I'd witnessed this ritual so many times ... the slow humiliating whine as my baby got hoisted into position, the rattle of chains around her undercarriage, the sinking helpless feeling as the tow truck lurched forward. I had already seen her get pulled away when her radiator blew up in Boulder, when her starter crapped out in Bothell, when her fuel lines got clogged in St. Augustine. But this time was different. This time there would be no joyful reunion at the shop. I stood across the street, and the reality of the situation hit me full force. Pamela, the car who had transformed my entire life, who had freed me from a desperately unhappy stint in Kansas City, who had framed most of America in her windshield, was leaving me forever. In a few minutes, she would disappear, and that would be that.

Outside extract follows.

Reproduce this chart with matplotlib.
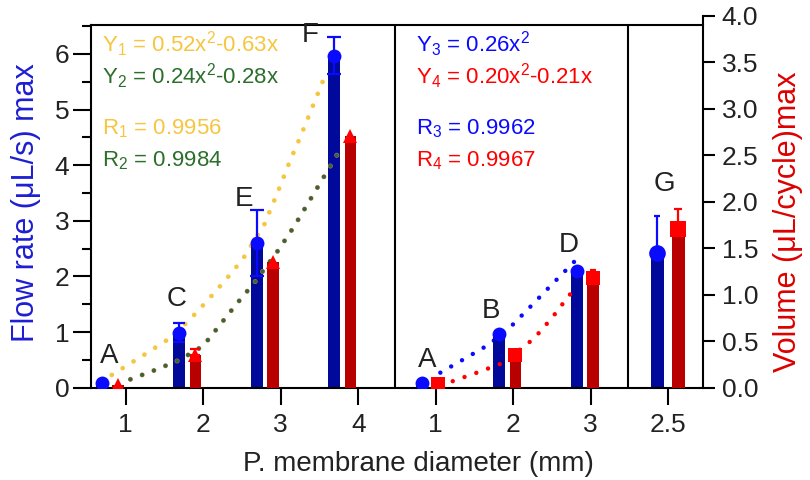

It's different in the movies, when a love story wraps up. Your heroes ride off into the sunset together, and the music swells, and THE END appears in big fancy letters over the clouds. And as the credits roll and you stand and brush popcorn from your lap you enjoy a tidy sense of closure. There is a clear sense of something having been finished, of a narrative having reached its rightful conclusion. My last few minutes with this minivan, on the other hand, felt weirdly anticlimactic and unsatisfying. I caught a few seconds of video on my phone as the tow truck began its journey. Then I just stood in the middle of the road with my arms hanging limply at my sides and watched as the most meaningful possession of my life rolled away, growing smaller and smaller until she reached the end of the block. And then the tow truck rounded the corner, and left my view altogether, and my Pamela was finally gone.
"Goodbye, old girl," I said, wiping my eyes. "Goodbye." Then I went back to my studio, returned to my easel, picked up a brush, and began the search for a new frontier.